• What you are asked to do:
Only a number is wanted: how many lines in the records below contain "this"?

• Dataset entries:
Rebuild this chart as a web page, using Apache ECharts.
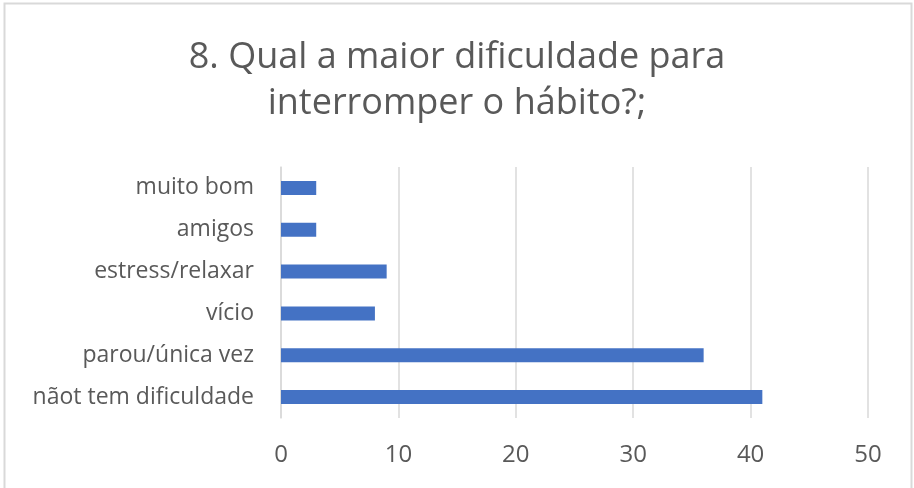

==

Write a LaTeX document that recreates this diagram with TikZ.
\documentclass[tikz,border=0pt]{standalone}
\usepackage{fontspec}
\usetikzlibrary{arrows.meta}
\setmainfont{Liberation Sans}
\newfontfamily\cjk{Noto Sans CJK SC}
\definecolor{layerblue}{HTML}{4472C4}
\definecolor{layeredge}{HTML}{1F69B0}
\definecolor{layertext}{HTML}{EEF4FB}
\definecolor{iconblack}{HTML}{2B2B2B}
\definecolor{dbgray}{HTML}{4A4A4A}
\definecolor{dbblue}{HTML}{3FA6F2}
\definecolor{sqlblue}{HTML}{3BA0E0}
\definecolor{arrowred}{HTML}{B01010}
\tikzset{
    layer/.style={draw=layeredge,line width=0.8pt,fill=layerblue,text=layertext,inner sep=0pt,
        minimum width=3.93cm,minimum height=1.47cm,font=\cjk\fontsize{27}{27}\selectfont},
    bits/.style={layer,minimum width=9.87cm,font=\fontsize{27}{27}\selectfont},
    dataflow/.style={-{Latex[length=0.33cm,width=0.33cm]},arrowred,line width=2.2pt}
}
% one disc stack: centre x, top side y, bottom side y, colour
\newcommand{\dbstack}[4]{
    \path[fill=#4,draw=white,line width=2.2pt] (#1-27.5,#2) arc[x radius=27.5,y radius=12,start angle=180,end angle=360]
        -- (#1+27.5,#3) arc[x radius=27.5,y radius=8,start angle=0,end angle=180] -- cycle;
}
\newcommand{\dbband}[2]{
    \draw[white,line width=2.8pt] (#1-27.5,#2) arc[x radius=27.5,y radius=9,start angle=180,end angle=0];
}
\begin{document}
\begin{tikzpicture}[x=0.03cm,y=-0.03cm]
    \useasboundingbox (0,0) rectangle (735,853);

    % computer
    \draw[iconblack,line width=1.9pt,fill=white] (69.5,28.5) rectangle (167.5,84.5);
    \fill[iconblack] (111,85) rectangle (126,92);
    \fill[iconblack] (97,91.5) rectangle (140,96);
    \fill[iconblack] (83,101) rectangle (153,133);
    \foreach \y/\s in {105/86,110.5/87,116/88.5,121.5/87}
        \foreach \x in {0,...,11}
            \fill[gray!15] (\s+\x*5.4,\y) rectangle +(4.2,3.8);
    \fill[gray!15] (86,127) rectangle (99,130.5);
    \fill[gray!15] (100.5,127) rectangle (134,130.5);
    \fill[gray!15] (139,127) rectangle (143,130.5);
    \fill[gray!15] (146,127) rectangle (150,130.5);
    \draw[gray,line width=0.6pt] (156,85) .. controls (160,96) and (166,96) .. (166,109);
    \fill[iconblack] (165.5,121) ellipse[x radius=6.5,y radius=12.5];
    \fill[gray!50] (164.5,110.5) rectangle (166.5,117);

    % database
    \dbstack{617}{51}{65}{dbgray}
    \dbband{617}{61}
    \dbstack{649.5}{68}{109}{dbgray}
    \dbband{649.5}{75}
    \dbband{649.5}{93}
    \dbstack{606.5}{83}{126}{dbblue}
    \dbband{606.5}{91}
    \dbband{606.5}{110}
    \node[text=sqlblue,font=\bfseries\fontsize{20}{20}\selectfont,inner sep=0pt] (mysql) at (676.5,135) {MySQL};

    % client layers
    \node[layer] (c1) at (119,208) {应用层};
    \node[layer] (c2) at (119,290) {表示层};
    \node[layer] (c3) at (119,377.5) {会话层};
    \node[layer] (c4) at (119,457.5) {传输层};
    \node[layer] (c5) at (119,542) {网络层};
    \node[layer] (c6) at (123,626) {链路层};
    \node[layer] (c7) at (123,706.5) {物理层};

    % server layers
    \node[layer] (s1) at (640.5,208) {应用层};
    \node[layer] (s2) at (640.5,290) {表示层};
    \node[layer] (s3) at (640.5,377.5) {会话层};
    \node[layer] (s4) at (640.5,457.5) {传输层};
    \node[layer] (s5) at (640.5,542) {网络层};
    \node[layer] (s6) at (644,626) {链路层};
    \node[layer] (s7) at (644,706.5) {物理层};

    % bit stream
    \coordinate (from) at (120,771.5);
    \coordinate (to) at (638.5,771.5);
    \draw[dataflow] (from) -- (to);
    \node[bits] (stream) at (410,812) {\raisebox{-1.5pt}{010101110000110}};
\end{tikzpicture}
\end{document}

• Output:
2